Há dois anos tive a oportunidade de comentar o primeiro tomo de O Comboio dos Órfãos, que adorei. Trata-se de uma série francobelga lançada pela Arcádia que retrata a vida das crianças abandonadas nas grandes cidades americanas nos anos 20. Estas crianças eram levadas para o interior do território americano onde lhes arranjavam famílias de acolhimento. Mas se algumas famílias tratam estas crianças como membros das suas famílias, noutras são uma espécie de escravos, habitantes de segunda categoria sem condições nem possibilidades de educação.
No primeiro volume (que, tal como este, reúne duas histórias) conhecemos a história de dois rapazes cujo destino foi trocado, sendo que um deles, com esta troca, perde a irmã.

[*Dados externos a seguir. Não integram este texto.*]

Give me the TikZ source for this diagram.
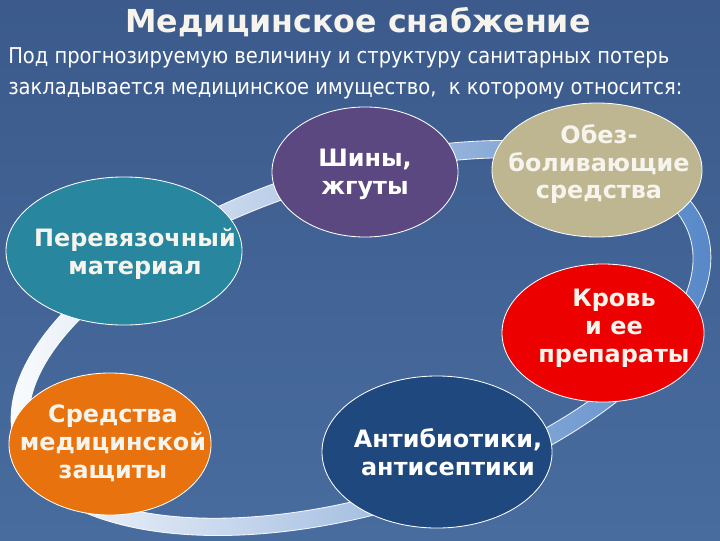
\documentclass[tikz,border=0pt]{standalone}
\usepackage{fontspec}
\setmainfont{DejaVu Sans}
\newfontfamily\condfont[FakeStretch=0.895]{DejaVu Sans}
\usetikzlibrary{shapes.geometric}

\definecolor{bgtop}{RGB}{60,90,140}
\definecolor{bgbot}{RGB}{72,108,158}
\definecolor{cshiny}{RGB}{92,72,128}
\definecolor{cobez}{RGB}{190,182,144}
\definecolor{cperev}{RGB}{40,134,158}
\definecolor{ckrov}{RGB}{236,0,0}
\definecolor{csredst}{RGB}{232,114,14}
\definecolor{cantib}{RGB}{30,72,126}
\definecolor{txtlight}{RGB}{246,244,236}
\definecolor{ringblue}{RGB}{82,132,198}

\begin{document}
\begin{tikzpicture}[x=0.025cm,y=-0.025cm,
  item/.style={ellipse, draw=white, line width=0.6pt, inner sep=0pt},
  itemtext/.style={font=\bfseries\fontsize{17}{19.8}\selectfont, align=center, text=white, inner sep=0pt},
  ringedge/.style={draw=white, line width=0.6pt, opacity=0.9},
]
\useasboundingbox (0,0) rectangle (720,540);
\shade[top color=bgtop, bottom color=bgbot] (0,0) rectangle (720,540);

% ring
\coordinate (rc) at (361,338);
\begin{scope}[rotate around={17.1:(rc)}]
  \shade[even odd rule, left color=white, middle color=white!88!ringblue, right color=ringblue]
    (rc) ellipse [x radius=9.05cm, y radius=4.35cm]
    (rc) ellipse [x radius=8.6cm, y radius=3.9cm];
  \path[ringedge] (rc) ellipse [x radius=9.05cm, y radius=4.35cm];
  \path[ringedge] (rc) ellipse [x radius=8.6cm, y radius=3.9cm];
\end{scope}

% title and intro
\node[font=\bfseries\fontsize{22.5}{26}\selectfont, text=txtlight] (title) at (358,22) {Медицинское снабжение};
\node[anchor=west, align=left, inner sep=0pt, font=\condfont\fontsize{15.5}{22}\selectfont, text=white] (intro) at (8,73)
  {Под прогнозируемую величину и структуру санитарных потерь\\закладывается медицинское имущество,\ \ к которому относится:};

% items
\node[item, fill=cshiny, minimum width=4.65cm, minimum height=3.25cm,
  label={[itemtext, yshift=-1.4pt]center:{Шины,\\жгуты}}] (shiny) at (365,172) {};
\node[item, fill=cobez, minimum width=5.25cm, minimum height=3.35cm,
  label={[itemtext, text=txtlight, xshift=1.4pt, yshift=4.2pt]center:{Обез-\\боливающие\\средства}}] (obez) at (597,170) {};
\node[item, fill=cperev, minimum width=5.9cm, minimum height=3.7cm,
  label={[itemtext, text=txtlight, xshift=7.8pt, yshift=-2.1pt]center:{Перевязочный\\материал}}] (perev) at (124,251) {};
\node[item, fill=ckrov, minimum width=5.05cm, minimum height=3.45cm,
  label={[itemtext, text=txtlight, xshift=7.8pt, yshift=3.5pt]center:{Кровь\\и ее\\препараты}}] (krov) at (603,333) {};
\node[item, fill=csredst, minimum width=5.05cm, minimum height=3.55cm,
  label={[itemtext, text=txtlight, xshift=2.1pt, yshift=0.7pt]center:{Средства\\медицинской\\защиты}}] (sredst) at (110,444) {};
\node[item, fill=cantib, minimum width=5.75cm, minimum height=3.8cm,
  label={[itemtext, xshift=7.8pt]center:{Антибиотики,\\антисептики}}] (antib) at (437,452) {};
\end{tikzpicture}
\end{document}
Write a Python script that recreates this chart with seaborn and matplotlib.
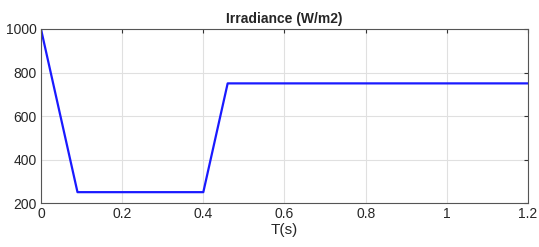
import matplotlib
matplotlib.use("Agg")
import matplotlib.pyplot as plt
import pandas as pd
import seaborn as sns

# breakpoints of the irradiance profile
t_s = [0.0, 0.09, 0.40, 0.46, 1.2]
irradiance = [1000, 250, 250, 750, 750]

sns.set_theme(style="white")
plt.rcParams['font.family'] = ['Liberation Sans', 'DejaVu Sans']

fig = plt.figure(figsize=(5.39, 2.47), dpi=100)
ax = fig.add_axes([0.076, 0.178, 0.9036, 0.7046])

df = pd.DataFrame({"T": t_s, "G": irradiance})
sns.lineplot(data=df, x="T", y="G", ax=ax, color="#1a1aff", linewidth=1.6, sort=False)

ax.set_xlim(0, 1.2)
ax.set_ylim(200, 1000)
ax.set_xticks([0, 0.2, 0.4, 0.6, 0.8, 1.0, 1.2])
ax.set_xticklabels(["0", "0.2", "0.4", "0.6", "0.8", "1", "1.2"])
ax.set_yticks([200, 400, 600, 800, 1000])
ax.grid(True, color="#e0e0e0", linewidth=0.8)
ax.tick_params(direction="in", top=True, right=True, length=3, width=0.8,
               color="#333333", labelsize=10, labelcolor="#262626", pad=3)
for s in ax.spines.values():
    s.set_color("#555555")
    s.set_linewidth(0.8)

ax.set_xlabel("T(s)", fontsize=11, color="#262626", labelpad=1)
ax.set_ylabel("")
ax.set_title("Irradiance (W/m2)", fontsize=10, fontweight="bold", pad=4)

fig.savefig("out.png", dpi=100)
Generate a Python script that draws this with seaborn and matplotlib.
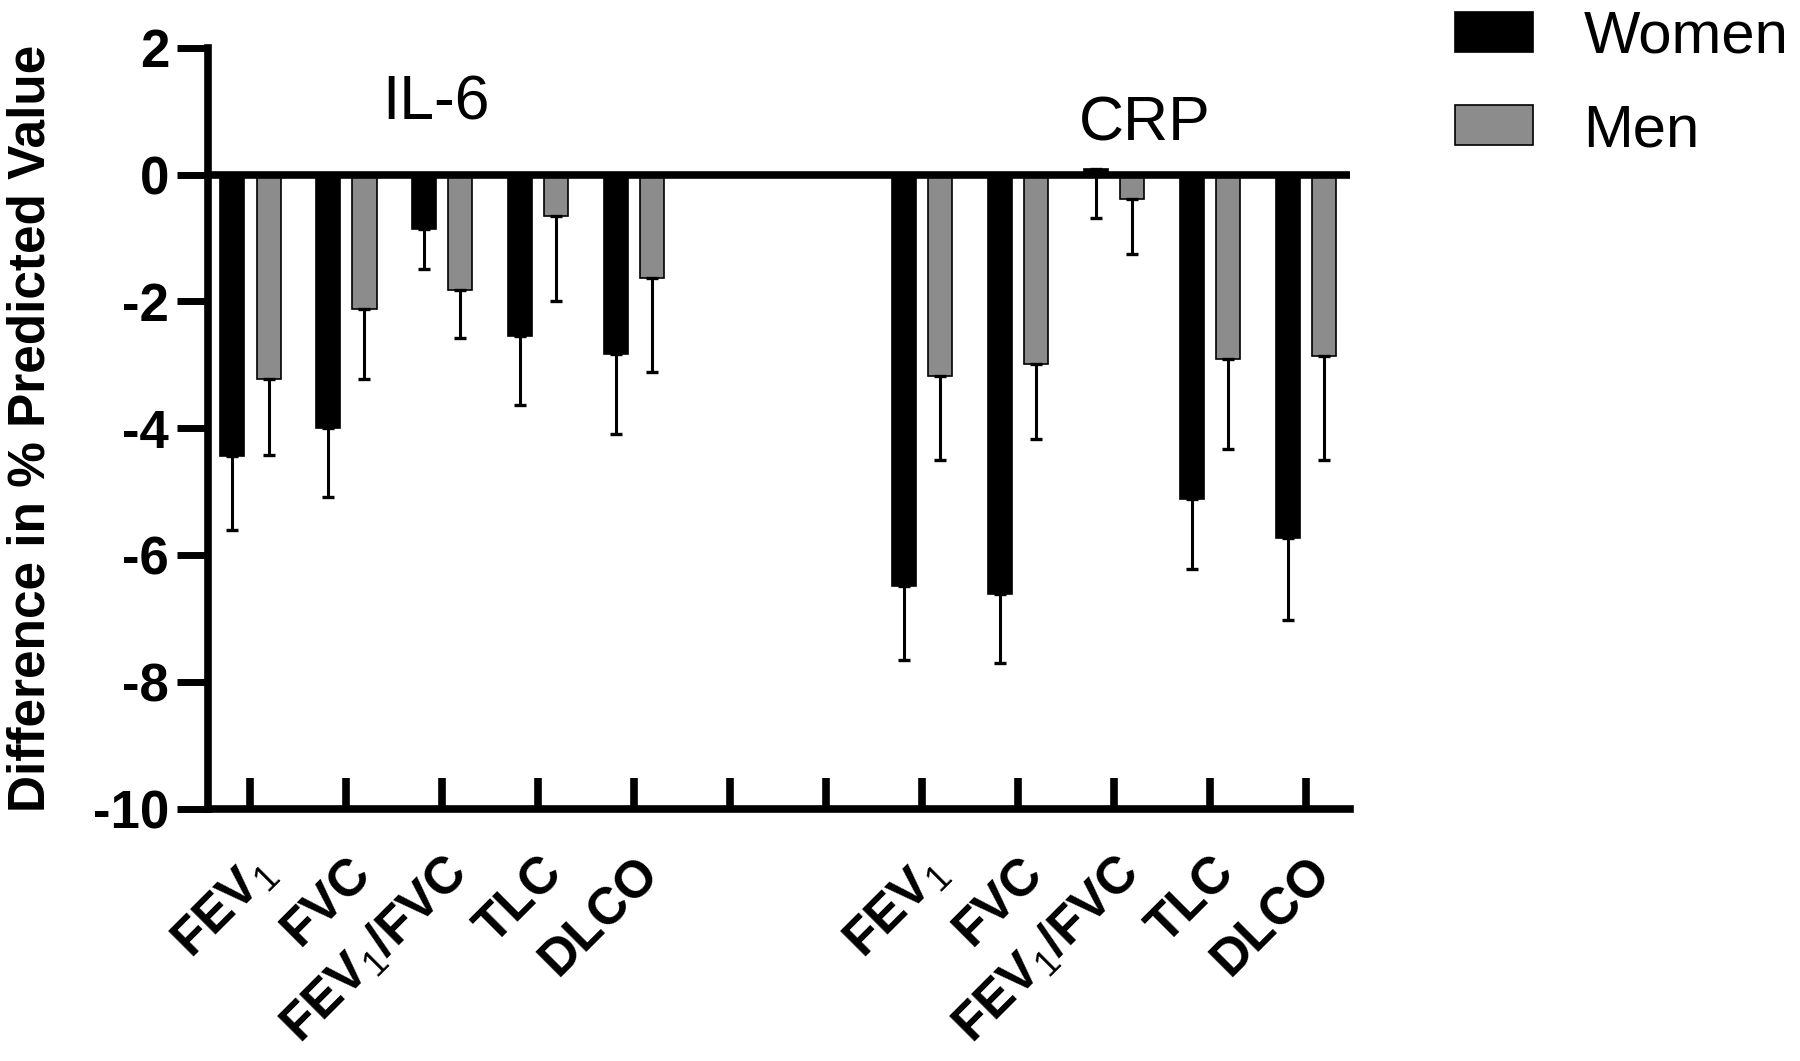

Os irmãos, ainda que não sejam órfãos, são abandonados pelo pai que não tem condições para os educar. Apesar da situação trágica em que se encontram as crianças, os episódios são envoltos em pequenos detalhes cómicos e apresentam pequenos diálogos quase inocentes que refletem a visão infantil, menos prática, mas mais pura dos acontecimentos. A dura realidade percebe-a o leitor que sabe algo do destino que os espera.
Neste volume conhecemos, mais detalhadamente, a história de Lisa e de Joey – Lisa, uma rapariga de quinze anos, que percebe muito bem a distribuição dos rapazes e que ajuda a cuidar deles. Não espera é ela, também, ser adoptada, mas não com o intuito de fazer dela uma filha, antes uma noiva – o “dono” de uma cidade mineira quer casar e celebra o futuro casamento na taberna local. Por sua vez, Joey foi adoptado por uma família mexicana que o trata bem, mas vê-se arrancado dessa família pelo desejo de um bêbado em ter alguém que trabalhe para ele – o motivo para que os interesses do bêbado possam ser sobrepostos aos da família mexicana? Ser branco.
Ambos se encontram na taberna onde se celebra o noivado e decidem fugir para Nova Iorque em busca do irmão de Joey. Mas como podem viajar sem dinheiro? Ajudados por alguns que pouco têm, ludibriando a entrada em comboios e pedindo esmolas, conseguem encontrar o homem que distribuiu as crianças e que deveria saber qual o destino que deu a cada um. Na realidade a investigação vai-se tornar mais difícil e carregada de imprevistos.
Oscilando entre as perspectivas de várias personagens e as duas linhas temporais (aquela em que decorre a distribuição de crianças, e uma mais actual em que as crianças se transformaram em idosos), O Comboio dos órfãos é uma série carregada de sentimentos contraditórios. Por um lado, as personagens são retratadas com pequenos exageros, tornando-as caricatas e de fácil empatia, por outro, a situação em que se encontram é psicologicamente pesada. A combinação das duas componentes torna a história sublime e não é por acaso que, após a leitura do primeiro volume em português, adquiri a restante série em francês, voltando agora ao português com este segundo volume duplo (os volumes da edição francesa possuem apenas uma história cada um).
A série é publicada em Portugal pela Arcádia.